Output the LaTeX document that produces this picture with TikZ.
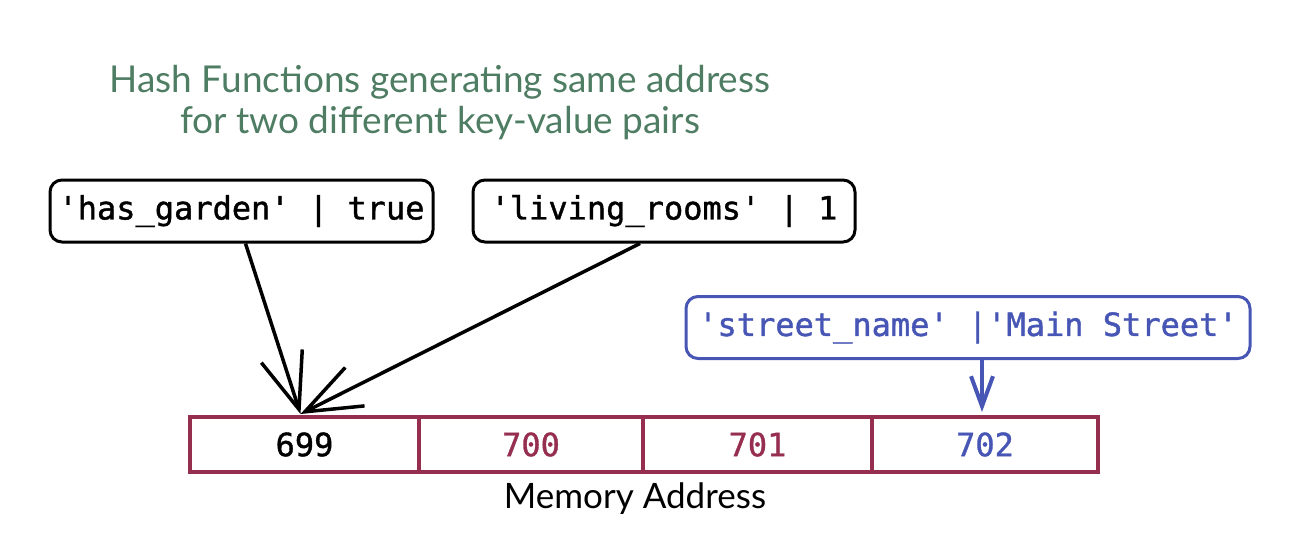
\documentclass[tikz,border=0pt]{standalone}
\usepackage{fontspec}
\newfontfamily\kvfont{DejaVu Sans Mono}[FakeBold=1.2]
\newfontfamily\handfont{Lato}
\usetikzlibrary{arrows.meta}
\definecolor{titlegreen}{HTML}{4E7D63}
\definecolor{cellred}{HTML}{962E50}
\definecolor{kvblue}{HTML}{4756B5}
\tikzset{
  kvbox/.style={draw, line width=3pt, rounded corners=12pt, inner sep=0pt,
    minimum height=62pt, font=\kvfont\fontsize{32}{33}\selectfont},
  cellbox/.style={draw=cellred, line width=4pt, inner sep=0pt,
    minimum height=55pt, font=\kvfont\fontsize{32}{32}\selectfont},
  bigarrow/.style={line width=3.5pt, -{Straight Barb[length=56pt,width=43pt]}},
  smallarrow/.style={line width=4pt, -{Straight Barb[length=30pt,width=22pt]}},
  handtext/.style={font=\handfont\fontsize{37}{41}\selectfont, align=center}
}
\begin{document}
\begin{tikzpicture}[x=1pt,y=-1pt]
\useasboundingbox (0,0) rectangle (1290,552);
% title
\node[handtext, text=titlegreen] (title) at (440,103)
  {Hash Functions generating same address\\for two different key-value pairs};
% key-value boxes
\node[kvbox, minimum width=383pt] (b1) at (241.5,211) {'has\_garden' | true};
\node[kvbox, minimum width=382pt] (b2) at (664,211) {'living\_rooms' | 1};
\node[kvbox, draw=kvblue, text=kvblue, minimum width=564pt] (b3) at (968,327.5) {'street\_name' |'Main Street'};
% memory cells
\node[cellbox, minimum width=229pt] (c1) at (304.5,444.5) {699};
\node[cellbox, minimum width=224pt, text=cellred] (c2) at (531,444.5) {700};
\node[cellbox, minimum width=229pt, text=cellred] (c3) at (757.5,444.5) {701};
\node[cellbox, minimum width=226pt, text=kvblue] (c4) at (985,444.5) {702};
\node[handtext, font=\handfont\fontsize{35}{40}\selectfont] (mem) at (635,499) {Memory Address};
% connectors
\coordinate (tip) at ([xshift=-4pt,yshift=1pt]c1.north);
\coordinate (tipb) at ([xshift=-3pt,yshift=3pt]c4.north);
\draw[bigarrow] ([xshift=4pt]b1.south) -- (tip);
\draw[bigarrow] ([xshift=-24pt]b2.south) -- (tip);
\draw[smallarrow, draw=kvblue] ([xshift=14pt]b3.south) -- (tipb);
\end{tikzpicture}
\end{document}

[Exercise instructions]:
Repeat the material above verbatim, with no pictures in the output.

[Response]:
Output the LaTeX document that produces this picture with TikZ.
\documentclass[tikz,border=0pt]{standalone}
\usepackage{fontspec}
\newfontfamily\kvfont{DejaVu Sans Mono}[FakeBold=1.2]
\newfontfamily\handfont{Lato}
\usetikzlibrary{arrows.meta}
\definecolor{titlegreen}{HTML}{4E7D63}
\definecolor{cellred}{HTML}{962E50}
\definecolor{kvblue}{HTML}{4756B5}
\tikzset{
  kvbox/.style={draw, line width=3pt, rounded corners=12pt, inner sep=0pt,
    minimum height=62pt, font=\kvfont\fontsize{32}{33}\selectfont},
  cellbox/.style={draw=cellred, line width=4pt, inner sep=0pt,
    minimum height=55pt, font=\kvfont\fontsize{32}{32}\selectfont},
  bigarrow/.style={line width=3.5pt, -{Straight Barb[length=56pt,width=43pt]}},
  smallarrow/.style={line width=4pt, -{Straight Barb[length=30pt,width=22pt]}},
  handtext/.style={font=\handfont\fontsize{37}{41}\selectfont, align=center}
}
\begin{document}
\begin{tikzpicture}[x=1pt,y=-1pt]
\useasboundingbox (0,0) rectangle (1290,552);
% title
\node[handtext, text=titlegreen] (title) at (440,103)
  {Hash Functions generating same address\\for two different key-value pairs};
% key-value boxes
\node[kvbox, minimum width=383pt] (b1) at (241.5,211) {'has\_garden' | true};
\node[kvbox, minimum width=382pt] (b2) at (664,211) {'living\_rooms' | 1};
\node[kvbox, draw=kvblue, text=kvblue, minimum width=564pt] (b3) at (968,327.5) {'street\_name' |'Main Street'};
% memory cells
\node[cellbox, minimum width=229pt] (c1) at (304.5,444.5) {699};
\node[cellbox, minimum width=224pt, text=cellred] (c2) at (531,444.5) {700};
\node[cellbox, minimum width=229pt, text=cellred] (c3) at (757.5,444.5) {701};
\node[cellbox, minimum width=226pt, text=kvblue] (c4) at (985,444.5) {702};
\node[handtext, font=\handfont\fontsize{35}{40}\selectfont] (mem) at (635,499) {Memory Address};
% connectors
\coordinate (tip) at ([xshift=-4pt,yshift=1pt]c1.north);
\coordinate (tipb) at ([xshift=-3pt,yshift=3pt]c4.north);
\draw[bigarrow] ([xshift=4pt]b1.south) -- (tip);
\draw[bigarrow] ([xshift=-24pt]b2.south) -- (tip);
\draw[smallarrow, draw=kvblue] ([xshift=14pt]b3.south) -- (tipb);
\end{tikzpicture}
\end{document}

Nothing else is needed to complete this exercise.